Information supplied

-- Start --

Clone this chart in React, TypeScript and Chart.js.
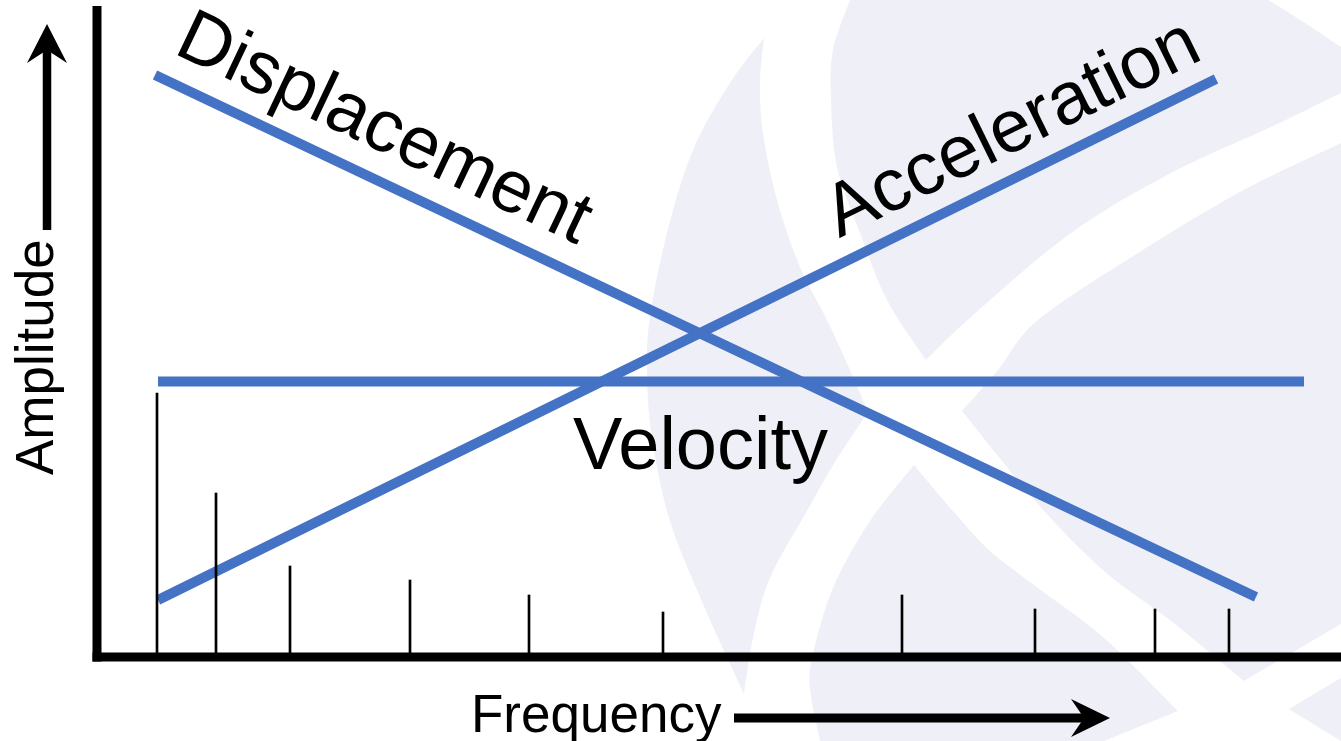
import React, { useEffect, useRef } from "react";
import { Chart, registerables } from "chart.js";

Chart.register(...registerables);

const W = 1341;
const H = 741;

// ---- data (arbitrary units: frequency along x, amplitude along y) ----
const spectrumFreqs = [6.0, 11.9, 19.3, 31.3, 43.2, 56.6, 80.5, 93.8, 105.8, 113.2];
const spectrumAmps = [26.4, 16.4, 9.1, 7.7, 6.2, 4.5, 6.2, 4.8, 4.8, 4.8];

const displacementX = [5.8, 115.9];
const displacementY = [58.2, 6.0];
const accelerationX = [6.1, 111.9];
const accelerationY = [5.7, 57.8];
const velocityX = [6.1, 120.7];
const velocityY = [27.55, 27.55];

const seriesNames = ["Displacement", "Velocity", "Acceleration"];
const xAxisTitle = "Frequency";
const yAxisTitle = "Amplitude";

const X_MAX = 124.4;
const Y_MAX = 65.7;

// ---- style ----
const LINE_BLUE = "#4472C4";
const WATERMARK = "#EFEFF7";
const FONT = '"Liberation Sans", Arial, sans-serif';

type Pt = [number, number];

// decorative background logo outline (pixels)
const WATERMARK_SHAPES: Pt[][][] = [
  [
    [[764, 38], [760, 83], [763, 133], [777, 200], [800, 267], [827, 320], [850, 370], [868, 412]],
    [[868, 412], [835, 462], [807, 511], [770, 578], [753, 638], [744, 694]],
    [[744, 694], [703, 604], [670, 521], [652, 438], [647, 371], [650, 317], [667, 233], [693, 150], [730, 83], [764, 38]],
  ],
  [
    [[850, 0], [833, 50], [831, 100], [837, 167], [860, 233], [887, 300], [926, 360]],
    [[926, 360], [971, 317], [1071, 233], [1171, 173], [1271, 127], [1341, 93]],
    [[1341, 93], [1341, 47]],
    [[1341, 47], [1302, 21], [1268, 0]],
    [[1268, 0], [850, 0]],
  ],
  [
    [[962, 411], [998, 370], [1038, 320], [1138, 253], [1238, 193], [1341, 143]],
    [[1341, 143], [1341, 624]],
    [[1341, 624], [1244, 681]],
    [[1244, 681], [1171, 621], [1104, 571], [1038, 504], [962, 411]],
  ],
  [
    [[914, 465], [953, 511], [990, 551], [1038, 588], [1104, 638], [1178, 711]],
    [[1178, 711], [1104, 741]],
    [[1104, 741], [820, 741]],
    [[820, 741], [810, 688], [813, 654], [833, 588], [870, 521], [914, 465]],
  ],
  [
    [[1289, 709], [1341, 678]],
    [[1341, 678], [1341, 741]],
    [[1341, 741], [1289, 709]],
  ],
];

function traceEdge(ctx: CanvasRenderingContext2D, pts: Pt[], first: boolean) {
  if (first) ctx.moveTo(pts[0][0], pts[0][1]);
  else ctx.lineTo(pts[0][0], pts[0][1]);
  for (let i = 0; i < pts.length - 1; i++) {
    const p0 = pts[Math.max(0, i - 1)];
    const p1 = pts[i];
    const p2 = pts[i + 1];
    const p3 = pts[Math.min(pts.length - 1, i + 2)];
    const c1x = p1[0] + (p2[0] - p0[0]) / 6;
    const c1y = p1[1] + (p2[1] - p0[1]) / 6;
    const c2x = p2[0] - (p3[0] - p1[0]) / 6;
    const c2y = p2[1] - (p3[1] - p1[1]) / 6;
    ctx.bezierCurveTo(c1x, c1y, c2x, c2y, p2[0], p2[1]);
  }
}

const watermarkPlugin = {
  id: "watermark",
  beforeDatasetsDraw(chart: any) {
    const ctx: CanvasRenderingContext2D = chart.ctx;
    ctx.save();
    ctx.fillStyle = WATERMARK;
    for (const shape of WATERMARK_SHAPES) {
      ctx.beginPath();
      shape.forEach((edge, i) => traceEdge(ctx, edge, i === 0));
      ctx.closePath();
      ctx.fill();
    }
    ctx.restore();
  },
};

function drawAlong(
  ctx: CanvasRenderingContext2D,
  text: string,
  x0: number,
  y0: number,
  x1: number,
  y1: number,
  along: number,
  perp: number
) {
  const ang = Math.atan2(y1 - y0, x1 - x0);
  ctx.save();
  ctx.translate(x0, y0);
  ctx.rotate(ang);
  ctx.fillText(text, along, perp);
  ctx.restore();
}

const annotationPlugin = {
  id: "annotations",
  afterDatasetsDraw(chart: any) {
    const ctx: CanvasRenderingContext2D = chart.ctx;
    const xs = chart.scales.x;
    const ys = chart.scales.y;
    const area = chart.chartArea;
    ctx.save();
    ctx.fillStyle = "#000";

    // axes
    const ax = area.left;
    const ay = area.bottom;
    ctx.fillRect(ax - 4.5, 6, 9, ay + 4.5 - 6);
    ctx.fillRect(ax - 4.5, ay - 4.5, area.right - ax + 4.5, 9);

    // series labels
    ctx.font = `74px ${FONT}`;
    ctx.textAlign = "left";
    ctx.textBaseline = "alphabetic";
    drawAlong(
      ctx,
      seriesNames[0],
      xs.getPixelForValue(displacementX[0]),
      ys.getPixelForValue(displacementY[0]),
      xs.getPixelForValue(displacementX[1]),
      ys.getPixelForValue(displacementY[1]),
      6,
      -27.5
    );
    drawAlong(
      ctx,
      seriesNames[1],
      xs.getPixelForValue(velocityX[0]),
      ys.getPixelForValue(velocityY[0]),
      xs.getPixelForValue(velocityX[1]),
      ys.getPixelForValue(velocityY[1]),
      415,
      87
    );
    drawAlong(
      ctx,
      seriesNames[2],
      xs.getPixelForValue(accelerationX[0]),
      ys.getPixelForValue(accelerationY[0]),
      xs.getPixelForValue(accelerationX[1]),
      ys.getPixelForValue(accelerationY[1]),
      771,
      -23.5
    );

    // y axis title + arrow
    ctx.font = `53px ${FONT}`;
    ctx.save();
    ctx.translate(53, 475);
    ctx.rotate(-Math.PI / 2);
    ctx.fillText(yAxisTitle, 0, 0);
    ctx.restore();
    ctx.fillRect(42.75, 48, 8.5, 182);
    ctx.beginPath();
    ctx.moveTo(47, 24);
    ctx.lineTo(67, 63);
    ctx.lineTo(47, 50);
    ctx.lineTo(27, 63);
    ctx.closePath();
    ctx.fill();

    // x axis title + arrow
    ctx.fillText(xAxisTitle, 471, 732);
    ctx.fillRect(734, 713.5, 352, 9);
    ctx.beginPath();
    ctx.moveTo(1110, 718);
    ctx.lineTo(1071, 737);
    ctx.lineTo(1084, 718);
    ctx.lineTo(1071, 699);
    ctx.closePath();
    ctx.fill();

    ctx.restore();
  },
};

function pairs(xv: number[], yv: number[]) {
  return xv.map((x, i) => ({ x, y: yv[i] }));
}

export default function App() {
  const ref = useRef<HTMLCanvasElement | null>(null);

  useEffect(() => {
    const canvas = ref.current;
    if (!canvas) return;
    const lineStyle = {
      type: "line" as const,
      borderColor: LINE_BLUE,
      borderWidth: 10,
      pointRadius: 0,
      pointHoverRadius: 0,
      fill: false,
      tension: 0,
      showLine: true,
      borderCapStyle: "butt" as const,
      order: 1,
    };
    const chart = new Chart(canvas, {
      type: "scatter",
      data: {
        datasets: [
          {
            type: "bar",
            label: "Spectrum",
            data: pairs(spectrumFreqs, spectrumAmps),
            backgroundColor: "#000",
            borderWidth: 0,
            barThickness: 2,
            grouped: false,
            order: 0,
          } as any,
          { ...lineStyle, label: seriesNames[0], data: pairs(displacementX, displacementY) },
          { ...lineStyle, label: seriesNames[1], data: pairs(velocityX, velocityY) },
          { ...lineStyle, label: seriesNames[2], data: pairs(accelerationX, accelerationY) },
        ],
      },
      options: {
        responsive: false,
        animation: false,
        devicePixelRatio: 1,
        events: [],
        layout: { padding: { left: 97, right: 0, top: 0, bottom: 84 } },
        plugins: { legend: { display: false }, tooltip: { enabled: false } },
        scales: {
          x: { type: "linear", min: 0, max: X_MAX, display: false, offset: false },
          y: { type: "linear", min: 0, max: Y_MAX, display: false },
        },
      },
      plugins: [watermarkPlugin, annotationPlugin],
    });
    return () => chart.destroy();
  }, []);

  return (
    <div style={{ position: "fixed", left: 0, top: 0, width: W, height: H, background: "#fff" }}>
      <canvas ref={ref} width={W} height={H} style={{ display: "block", width: W, height: H }} />
    </div>
  );
}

-- End --

The exercise
Restate the data word for word from its first line through the line with "const H = 741;", leaving out any picture along the way.

Exercise response
Clone this chart in React, TypeScript and Chart.js.
import React, { useEffect, useRef } from "react";
import { Chart, registerables } from "chart.js";

Chart.register(...registerables);

const W = 1341;
const H = 741;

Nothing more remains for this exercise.